Friday, August 25, 2006

Nasty and deep

The MarketWatch headline says it all: "Recession will be nasty and deep, economist says. Housing is in free fall, pulling the economy down with it, Roubini argues."
The United States is headed for a recession that will be "much nastier, deeper and more protracted" than the 2001 recession, says Nouriel Roubini, president of Roubini Global Economics...
More:
"By itself this slump is enough to trigger a U.S. recession: its effects on real residential investment, wealth and consumption, and employment will be more severe than the tech bust that triggered the 2001 recession," Roubini said.

Housing has accounted, directly and indirectly, for about 30% of employment growth during this expansion, including employment in retail and in manufacturing producing consumer goods, he said.
I wasn't aware that we ever really came out of the 2001 recession, but I've long recognised the housing bubble as this century's answer to tulip-mania. Of course, Republican snake oil salesmen will continue to insist that the destruction of American manufacturing and the outsourcing of our jobs will benefit the economy in the mythical "long run." And a huge audience of dunderheads will continue to believe those financial fairy tales.

Until Ragnarok hits.

Which should be any minute now.

Question: Do we really want Dems to control Congress in 2008? If any Democrat anywhere holds any degree of power when the collapse begins, the right-wing brainwashers will try to blame that person. Or they will try to blame Bill Clinton, France, Muslims, the weather, my dog, your cat -- anyone and anything except for the party of Bush.

We have to make the public understand that the conservative philosophy which came into power with Ronald Reagan brought us this sorry legacy of failed wars and a failed economy. Our quality of life keeps declining, while much of Europe still boasts month-long vacations, 35-hour work weeks, good health care, protected domestic industries, strong unions, good schools and greater social mobility.

Go to Craigslist and look up the jobs market in Beirut. That's your future.

3 comments:

Anonymous said...

Russia just finished paying off the last of its foreign debts (which were accumulated when it was the evil empire) and now has $275 billion in foreign reserves, mostly euros and dollars.

Meanwhile, the US has an admitted debt of eight TRILLION dollars, half of it owed to foreigners, and an unadmitted debt of about fifty TRILLION. We are now accumulating debt at the rate of 3.5 billion per day.
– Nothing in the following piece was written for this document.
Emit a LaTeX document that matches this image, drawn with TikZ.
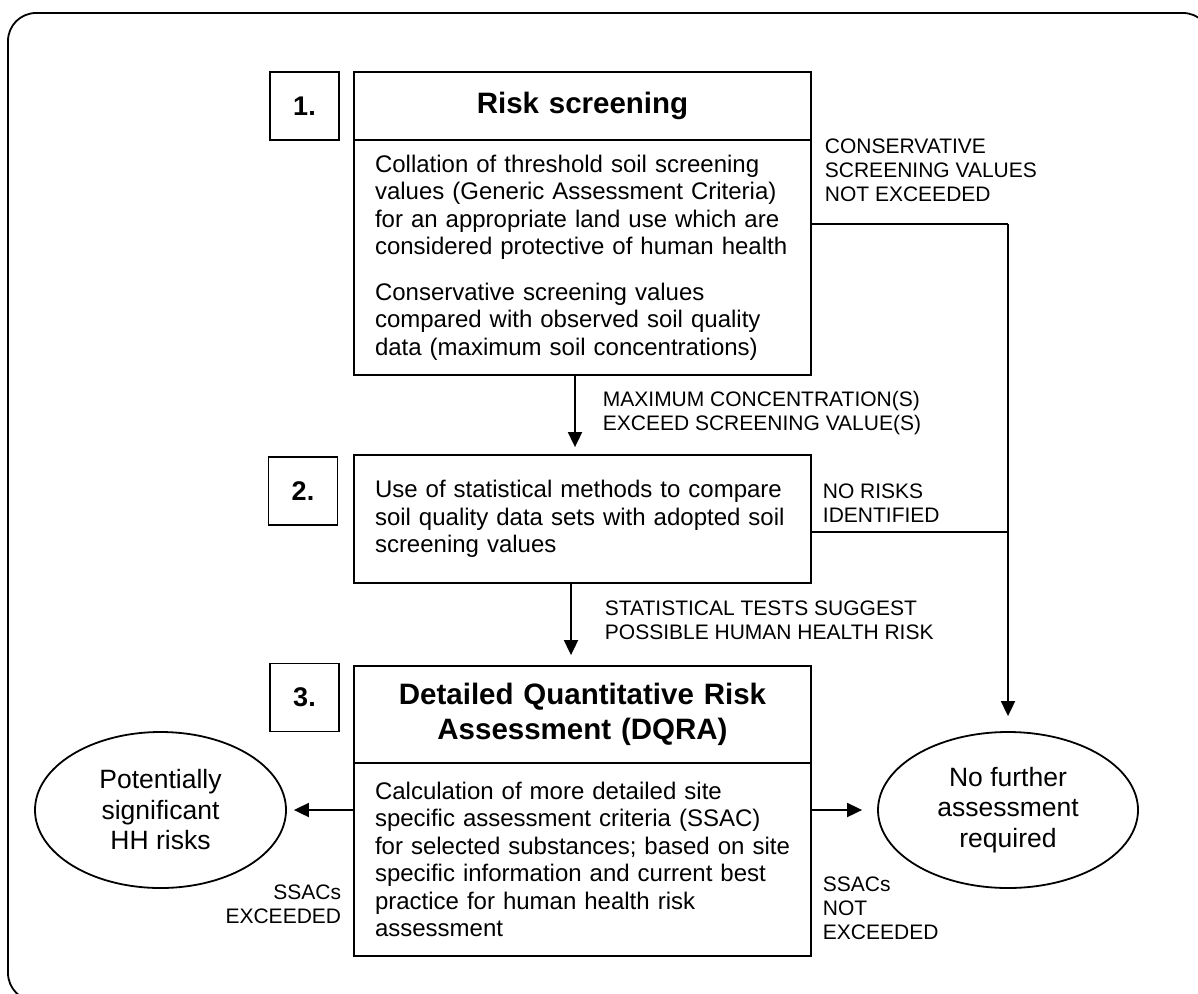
\documentclass[tikz,border=0pt]{standalone}
\usepackage{fontspec}
\setmainfont{Liberation Sans}
\usetikzlibrary{shapes.geometric,arrows.meta}

\begin{document}
\begin{tikzpicture}[x=1pt,y=-1pt,line width=1.8pt,
  numbox/.style={draw,minimum width=69pt,minimum height=68pt,inner sep=0pt,font=\fontsize{27}{32}\selectfont\bfseries},
  headbox/.style={draw,text width=415pt,inner xsep=21pt,inner ysep=0pt,align=center,font=\fontsize{29.5}{35}\selectfont\bfseries},
  bodybox/.style={draw,text width=415pt,inner xsep=21pt,inner ysep=0pt,align=left,font=\fontsize{24}{27.5}\selectfont},
  endnode/.style={draw,ellipse,inner sep=0pt,minimum height=156pt,align=center,font=\fontsize{26.5}{30.5}\selectfont},
  note/.style={align=left,inner sep=0pt,font=\fontsize{21}{24}\selectfont},
  arr/.style={-{Triangle[length=15pt,width=14pt]}}]
\useasboundingbox (0,0) rectangle (1198,993);
\clip (0,0) rectangle (1198,993);
\draw[rounded corners=28pt] (8,13) rectangle (1211,1001);

\node[numbox] (n1) at (304.5,106) {1.};
\node[headbox,minimum height=68pt] (riskhead) at (582.5,106) {Risk screening};
\node[bodybox,minimum height=235pt] (riskbody) at (582.5,257.5) {Collation of threshold soil screening\\values (Generic Assessment Criteria)\\for an appropriate land use which are\\considered protective of human health\\[18pt]Conservative screening values\\compared with observed soil quality\\data (maximum soil concentrations)};
\node[numbox] (n2) at (303,491) {2.};
\node[bodybox,minimum height=128pt] (stats) at (582.5,519) {Use of statistical methods to compare\\soil quality data sets with adopted soil\\screening values};
\node[numbox] (n3) at (304.5,697.5) {3.};
\node[headbox,minimum height=97pt] (dqhead) at (582.5,714.5) {Detailed Quantitative Risk\\Assessment (DQRA)};
\node[bodybox,minimum height=193pt] (dqbody) at (582.5,859.5) {Calculation of more detailed site\\specific assessment criteria (SSAC)\\for selected substances; based on site\\specific information and current best\\practice for human health risk\\assessment};
\node[endnode,minimum width=251pt] (hhrisks) at (160.5,810) {Potentially\\significant\\HH risks};
\node[endnode,minimum width=260pt] (nofurther) at (1008,810) {No further\\assessment\\required};

\coordinate (j1) at (1008,224);
\coordinate (j2) at (1008,532);
\draw (riskbody.east |- j1) -- (j1);
\draw (stats.east |- j2) -- (j2);
\draw[arr,shorten >=15pt] (j1) -- (nofurther.north);
\draw[arr,shorten >=7pt] ([xshift=-7.5pt]riskbody.south) -- ([xshift=-7.5pt]stats.north);
\draw[arr,shorten >=10pt] ([xshift=-11.5pt]stats.south) -- ([xshift=-11.5pt]dqhead.north);
\draw[arr,shorten >=7pt] (dqbody.west |- hhrisks) -- (hhrisks.east);
\draw[arr,shorten >=15pt] (dqbody.east |- nofurther) -- (nofurther.west);

% connector labels
\node[note,anchor=west] (lconserv) at (824,170) {CONSERVATIVE\\SCREENING VALUES\\NOT EXCEEDED};
\node[note,anchor=west] (lmax) at (602,413.5) {MAXIMUM CONCENTRATION(S)\\EXCEED SCREENING VALUE(S)};
\node[note,anchor=west] (lnorisk) at (822,503.5) {NO RISKS\\IDENTIFIED};
\node[note,anchor=west] (lstat) at (604,620.5) {STATISTICAL TESTS SUGGEST\\POSSIBLE HUMAN HEALTH RISK};
\node[note,anchor=east,align=right] (lexc) at (342,904) {SSACs\\EXCEEDED};
\node[note,anchor=west] (lnotexc) at (822,908) {SSACs\\NOT\\EXCEEDED};
\end{tikzpicture}
\end{document}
Tell me again who won the Cold War.

Anonymous said...

While it's certainly true that the sky will eventually fall on the American economy, and that there is a housing bubble (and that its currently bursting), be cautious: disaster has an unnatural appeal to the imagination, the attraction of illicit dread is hard to resist. Visions of economic catastrophe (or just the disappearance of one's money) are too cognate with daily unhappiness, and fear of loss. You'll rob yourself of sleep, and perhaps for nothing, not even the small satisfaction of being right about disaster.
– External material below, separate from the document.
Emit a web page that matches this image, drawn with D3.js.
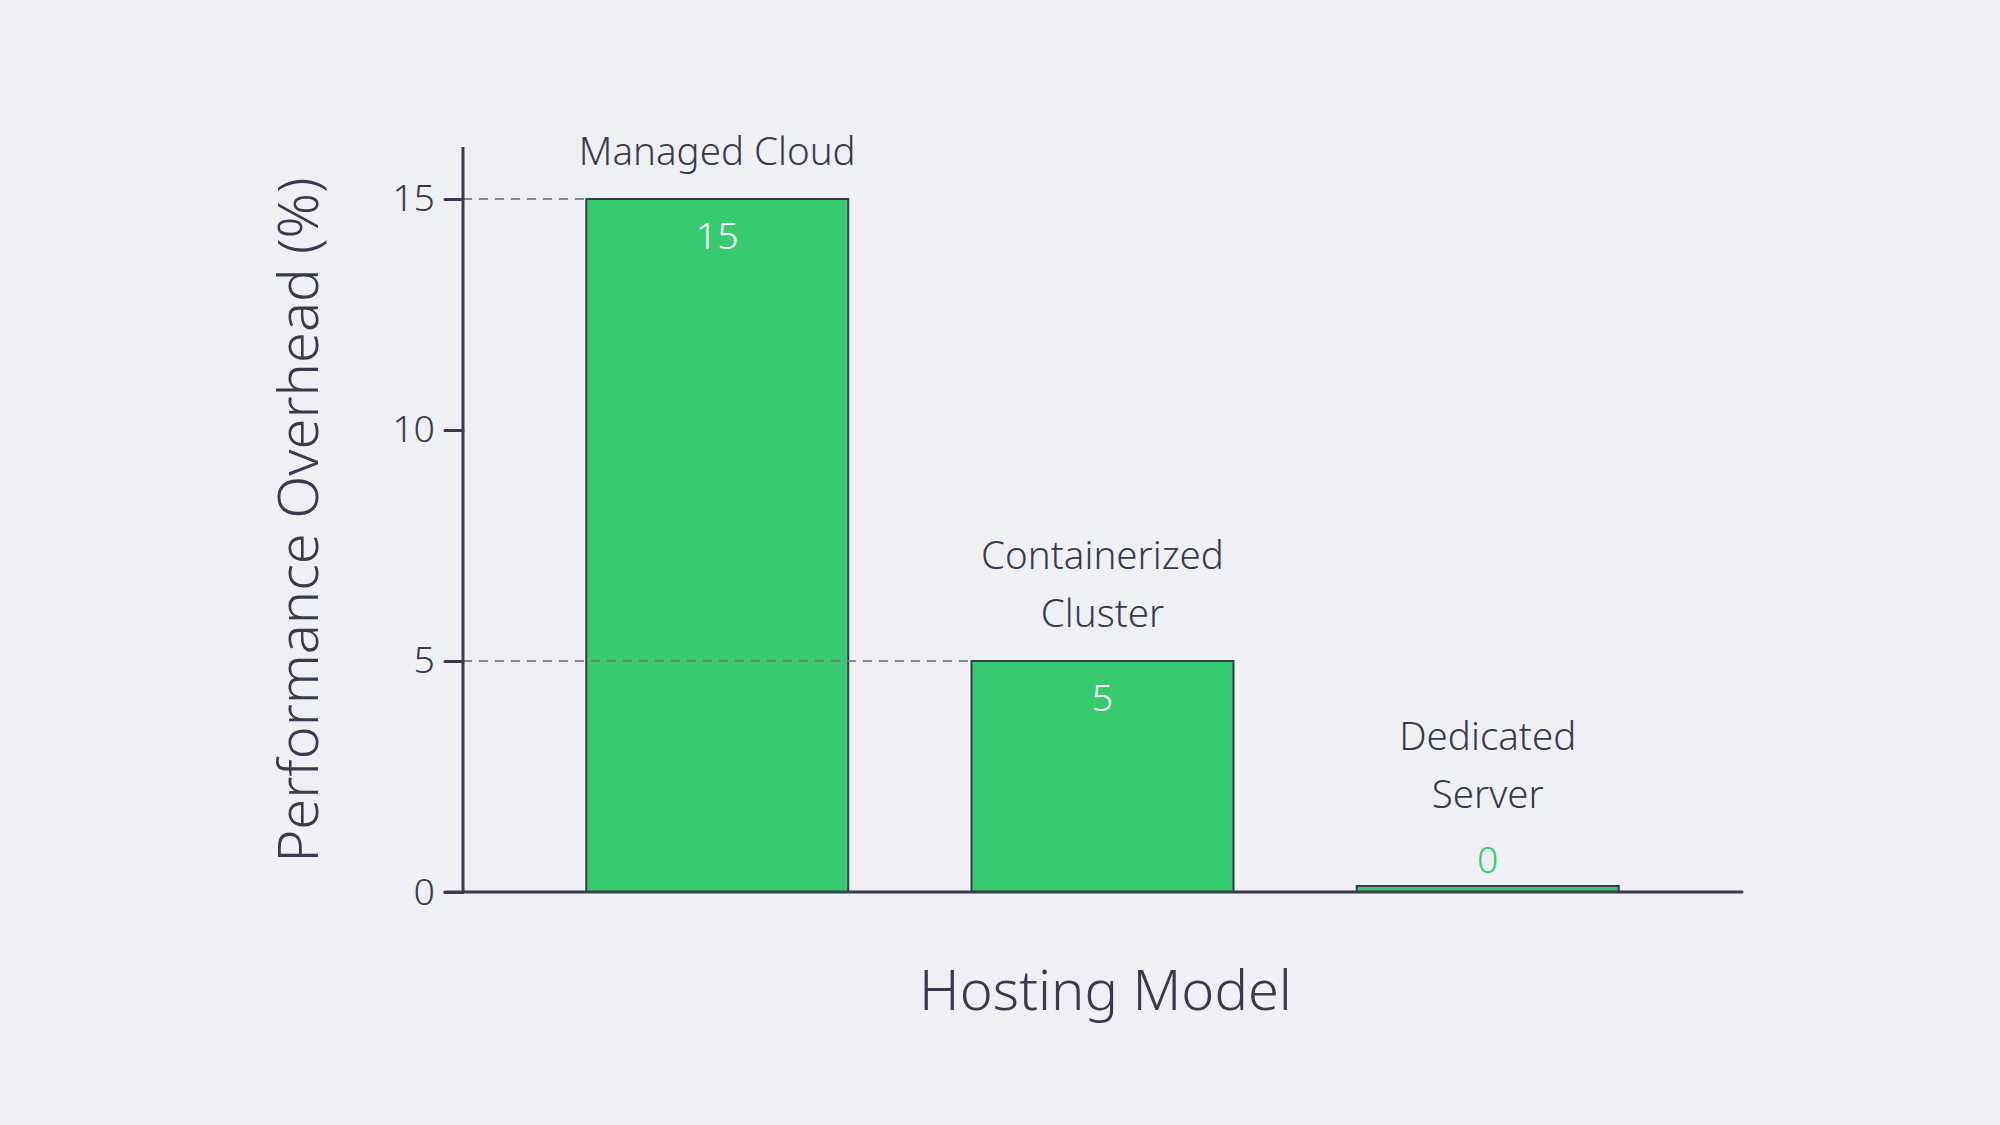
<!DOCTYPE html>
<html>
<head>
<meta charset="utf-8">
<script src="https://cdn.jsdelivr.net/npm/d3@7/dist/d3.min.js"></script>
<style>
  html, body { margin: 0; padding: 0; background: #eff0f4; }
  svg { display: block; font-family: "Noto Sans", sans-serif; font-weight: 350; }
</style>
</head>
<body>
<svg id="chart" width="2000" height="1125"></svg>
<script>
const categories = ["Managed Cloud", "Containerized Cluster", "Dedicated Server"];
const categoryLines = [["Managed Cloud"], ["Containerized", "Cluster"], ["Dedicated", "Server"]];
const values = [15, 5, 0];
const yTicks = [0, 5, 10, 15];
const xTitle = "Hosting Model";
const yTitle = "Performance Overhead (%)";

const W = 2000, H = 1125;
const margin = { left: 463, right: 258, top: 147, bottom: 233 };
const ink = "#3a3a4c";
const green = "#37ca71";
const fs = 37.5;
const catFs = 38.5;

const svg = d3.select("#chart");
svg.append("rect").attr("width", W).attr("height", H).attr("fill", "#eff0f4");

const x = d3.scaleBand()
  .domain(categories)
  .range([margin.left, W - margin.right])
  .paddingInner(0.32)
  .paddingOuter(0.32);

const y = d3.scaleLinear()
  .domain([0, d3.max(values) * 1.075])
  .range([H - margin.bottom, margin.top]);

// bars
const minH = 6;
svg.append("g").selectAll("rect")
  .data(values)
  .join("rect")
  .attr("x", (d, i) => x(categories[i]))
  .attr("width", x.bandwidth())
  .attr("y", d => Math.min(y(d), y(0) - minH))
  .attr("height", d => Math.max(y(0) - y(d), minH))
  .attr("fill", green)
  .attr("stroke", ink)
  .attr("stroke-width", 2);

// dashed reference lines from axis to bar left edge (drawn over bars)
const g = svg.append("g");
values.forEach((v, i) => {
  if (v <= 0) return;
  g.append("line")
    .attr("x1", margin.left).attr("x2", x(categories[i]))
    .attr("y1", y(v)).attr("y2", y(v))
    .attr("stroke", "#70717d").attr("stroke-opacity", 0.8).attr("stroke-width", 2)
    .attr("stroke-dasharray", "9,7");
});

// y axis
const yAxis = d3.axisLeft(y).tickValues(yTicks).tickSize(18).tickPadding(10).tickFormat(d3.format("d"));
const ya = svg.append("g").attr("transform", `translate(${margin.left},0)`).call(yAxis);
ya.select(".domain").remove();
ya.selectAll(".tick line").attr("stroke", ink).attr("stroke-width", 3).attr("stroke-linecap", "round");
ya.selectAll(".tick text").attr("fill", ink).attr("font-size", fs).attr("font-family", "Noto Sans").attr("font-weight", 350);
ya.append("line")
  .attr("x1", 0).attr("x2", 0)
  .attr("y1", margin.top).attr("y2", y(0))
  .attr("stroke", ink).attr("stroke-width", 3);

// x axis baseline
svg.append("line")
  .attr("x1", margin.left - 18).attr("x2", W - margin.right)
  .attr("y1", y(0)).attr("y2", y(0))
  .attr("stroke", ink).attr("stroke-width", 3).attr("stroke-linecap", "round");

// value labels and category labels
const lineGap = 58;
values.forEach((v, i) => {
  const cx = x(categories[i]) + x.bandwidth() / 2;
  const top = Math.min(y(v), y(0) - minH);
  const inside = (y(0) - y(v)) > 80;
  let valBase;
  if (inside) {
    valBase = top + 50;
    svg.append("text").attr("x", cx).attr("y", valBase)
      .attr("text-anchor", "middle").attr("font-size", fs).attr("fill", "#ffffff").text(v);
  } else {
    valBase = top - 13;
    svg.append("text").attr("x", cx).attr("y", valBase)
      .attr("text-anchor", "middle").attr("font-size", fs).attr("fill", green).text(v);
  }
  const lines = categoryLines[i];
  const lastBase = inside ? top - 34 : valBase - 65;
  lines.forEach((ln, j) => {
    svg.append("text")
      .attr("x", cx)
      .attr("y", lastBase - (lines.length - 1 - j) * lineGap)
      .attr("text-anchor", "middle")
      .attr("font-size", catFs)
      .attr("fill", ink)
      .text(ln);
  });
});

// axis titles
svg.append("text")
  .attr("x", (margin.left + W - margin.right) / 2 + 3)
  .attr("y", 1010)
  .attr("text-anchor", "middle")
  .attr("font-size", 56)
  .attr("fill", ink)
  .text(xTitle);

svg.append("text")
  .attr("transform", `translate(318,520) rotate(-90)`)
  .attr("text-anchor", "middle")
  .attr("font-size", 56)
  .attr("fill", ink)
  .text(yTitle);
</script>
</body>
</html>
That said, the high tech bubble and the current housing downturn were both brought to us by Alan Greenspan, promoter of Republican, right-wing economic voodoo -- in this case, that government has no business trying to regulate asset prices. Greenspan refused calls to increase brokerage margin requirements in the late 1990s, thereby allowing the stock market to achieve ridiculous price/earnings ratios, largely on borrowed, leveraged money. The result was predictable.
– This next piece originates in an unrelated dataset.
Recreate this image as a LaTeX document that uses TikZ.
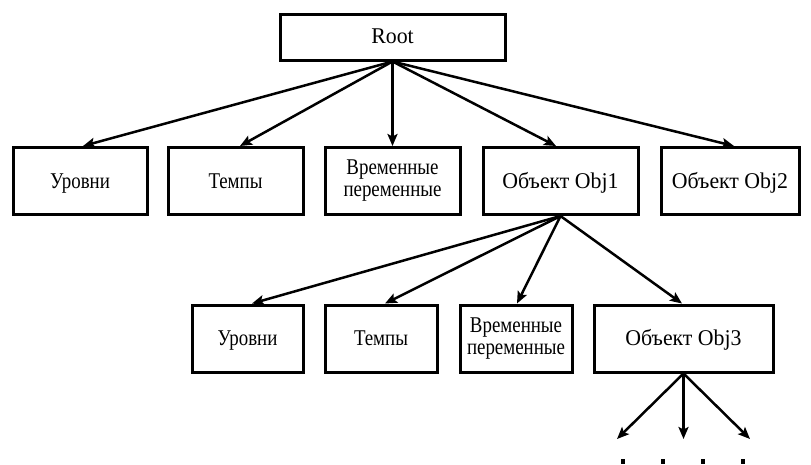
\documentclass[tikz,border=0pt]{standalone}
\usepackage{fontspec}
\setmainfont[FakeStretch=0.97]{Liberation Serif}
\newfontfamily\narrowfont[FakeStretch=0.84]{Liberation Serif}
\usetikzlibrary{arrows.meta}
\begin{document}
\begin{tikzpicture}[x=1pt,y=-1pt,
  box/.style={draw, line width=3pt, inner sep=0pt, align=center,
    font=\fontsize{22.5}{22}\selectfont},
  narrow/.style={font=\fontsize{22.5}{22}\selectfont\narrowfont},
  one/.style={text height=17pt, text depth=3pt},
  conn/.style={line width=2.5pt, -{Stealth[length=12pt,width=10pt,inset=2.5pt]}}]
\useasboundingbox (0,0) rectangle (811,464);
\node[box, minimum width=225pt, minimum height=46pt, text height=16pt, text depth=4pt] (root) at (392.5,37) {Root};
\node[box, narrow, one, minimum width=134pt, minimum height=67pt] (u1) at (80,181) {Уровни};
\node[box, narrow, one, minimum width=135pt, minimum height=67pt] (t1) at (235.5,181) {Темпы};
\node[box, narrow, minimum width=135pt, minimum height=67pt] (v1) at (392.5,181) {Временные\\переменные};
\node[box, one, minimum width=155pt, minimum height=67pt] (o1) at (560.5,181) {Объект Obj1};
\node[box, one, minimum width=138pt, minimum height=67pt] (o2) at (730,181) {Объект Obj2};
\node[box, narrow, one, minimum width=111pt, minimum height=67pt] (u2) at (247.5,338.5) {Уровни};
\node[box, narrow, one, minimum width=112pt, minimum height=67pt] (t2) at (381,338.5) {Темпы};
\node[box, narrow, minimum width=112pt, minimum height=67pt] (v2) at (516,338.5) {Временные\\переменные};
\node[box, one, minimum width=179pt, minimum height=67pt] (o3) at (683.5,338.5) {Объект Obj3};
\coordinate (e1) at (617,439);
\coordinate (e2) at (683.5,439);
\coordinate (e3) at (750,439);
\draw[conn] (root.south) -- ([xshift=3pt]u1.north);
\draw[conn] (root.south) -- ([xshift=4.5pt]t1.north);
\draw[conn] (root.south) -- (v1.north);
\draw[conn] (root.south) -- ([xshift=-4.5pt]o1.north);
\draw[conn] (root.south) -- ([xshift=4pt]o2.north);
\draw[conn] (o1.south) -- ([xshift=4.5pt]u2.north);
\draw[conn] (o1.south) -- ([xshift=4pt]t2.north);
\draw[conn] (o1.south) -- ([xshift=1pt]v2.north);
\draw[conn] (o1.south) -- ([xshift=-1.5pt]o3.north);
\draw[conn] (o3.south) -- (e1);
\draw[conn] (o3.south) -- (e2);
\draw[conn] (o3.south) -- (e3);
\foreach \xx in {623,663,703,743}
  \fill (\xx-1.8,459) rectangle (\xx+1.8,464);
\end{tikzpicture}
\end{document}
This time around, he refused to put the breaks on the housing bubble, created by artificially low interest rates, lax lending requirements and dangerous interest-rate products (short-term adjustable rate mortgages and interest-only loans, for two) which he himself encouraged buyers to acquire. Many of these people will lose their homes now, with unknown consequences to the American banking system and Federal agencies.

The current Fed chairman Bernanke made his career by promoting the same position -- that the market best regulates asset prices. So what if the "free market" is a fantasy of the Republican faithful, which even they don't believe in? Try to cut corporate welfare, and you'll see what I mean.

Anyway, eat well, get laid, have fun. There's no predicting what will happen, or whether it will happen in your lifetime. The American economy has an amazing ability to absorb shocks to the system. The doom and gloomers have (for the most part) been wrong since the late 1970s. They would have done far better investing in the stock market like the idiots who sleep soundly every night and think markets can only go up.

Anonymous said...

Um, Anon 3:40? Whatever you're toking, I want some. Oh, wait, I can't, because the job from hell I've just started because it's one of the only I could find in my state that might be around if the economy in my area tanks hard (again) comes complete with monthly random drug screening. I would never before have considered taking such a position (on what's left of my priciples, if nothing else) if it weren't for how horrifyingly close to the ultimate brink the U.S. econ now clearly sits. Do you have at least one back-up means of support in place (aside from your trust fund/still prosperous 401K/Microsoft shares, that is)? If not, you might want to get on that.